La quête de simplicité formelle s’accompagne d’une note primitive chez K. Schmidt-Rotthuff ou chez E. Nolde, qui voyage en Océanie à la suite de Gauguin.
Avec l’avènement de la NKVM (Nouvelle Association des artistes de Munich), la pureté des formes empreinte à la révolution des couleurs fauvistes pour célébrer la vie et l’extase. De façon moins sentimentale que celle prônée par les artistes du Pont mais plus spirituelle. F. Marc dresse une symbolique des couleurs dans laquelle son renard (habituellement représenté en rouge) se mêle les pattes dans le bleu (symbole de pureté et de romantisme) pour devenir bleu-noir. Tandis que A. Macke, suite à sa rencontre avec R. Delaunay, « cubitise » son trait (Jeune fille avec des poissons dans un récipient de verre). L’apothéose cérébrale est atteinte avec W. Kandinsky (Eglise villageoise sur les bords du lac de Rieg), qui avec A. von Jawlensky (Jeune fille aux pivoines, Yeux noirs), G. Münter et les artistes précédemment nommés défendent l’idée du « spirituel dans l’art ».

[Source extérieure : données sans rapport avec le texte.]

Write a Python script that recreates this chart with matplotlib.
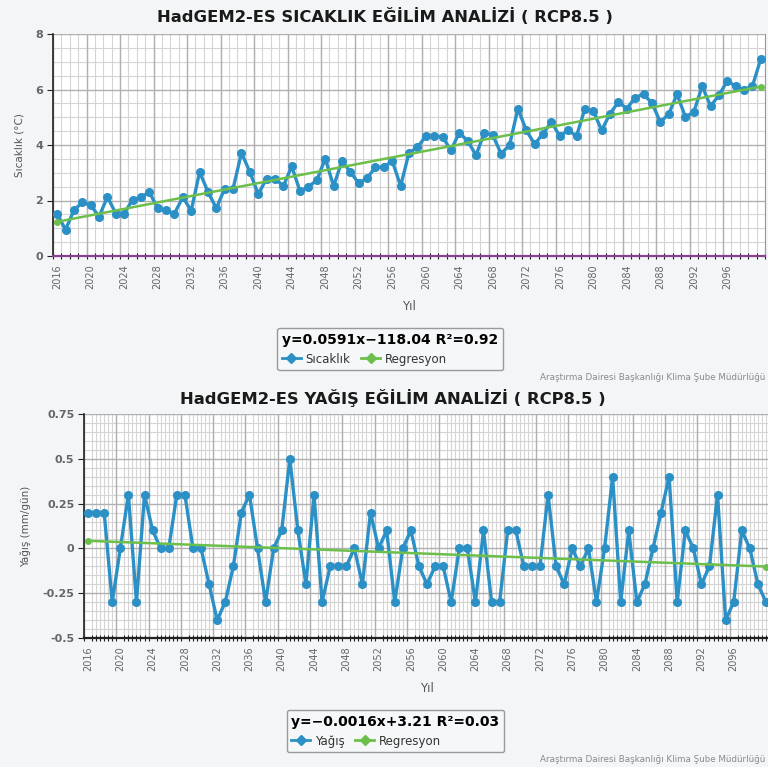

Cepdendant, tous les artistes de la NKVM n’aspirent pas à une telle spiritualisation. Kandinsky et Marc scindent le groupe et fondent Die Blaue Reiter.
Survient la Première Guerre mondiale qui coupe court à l’Expressionnisme de la première génération.
La deuxième, représentée par C. Felixmüller, O. Dox et G. Grosz reprend l’approche d’un réalisme critique développé par la Nouvelle Objectivité pour s’attaquer à la corruption et la décadence de la société.
L’exposition a le mérite d’offrir au public des oeuvres peu connues d’artistes pourtant internationalement célébrés. Dommage qu’elles ne soient pas présentées à leur avantage car sustendues sur un mur jaunâtre et vieilli qui rend mal la vivacité des couleurs expressionnistes.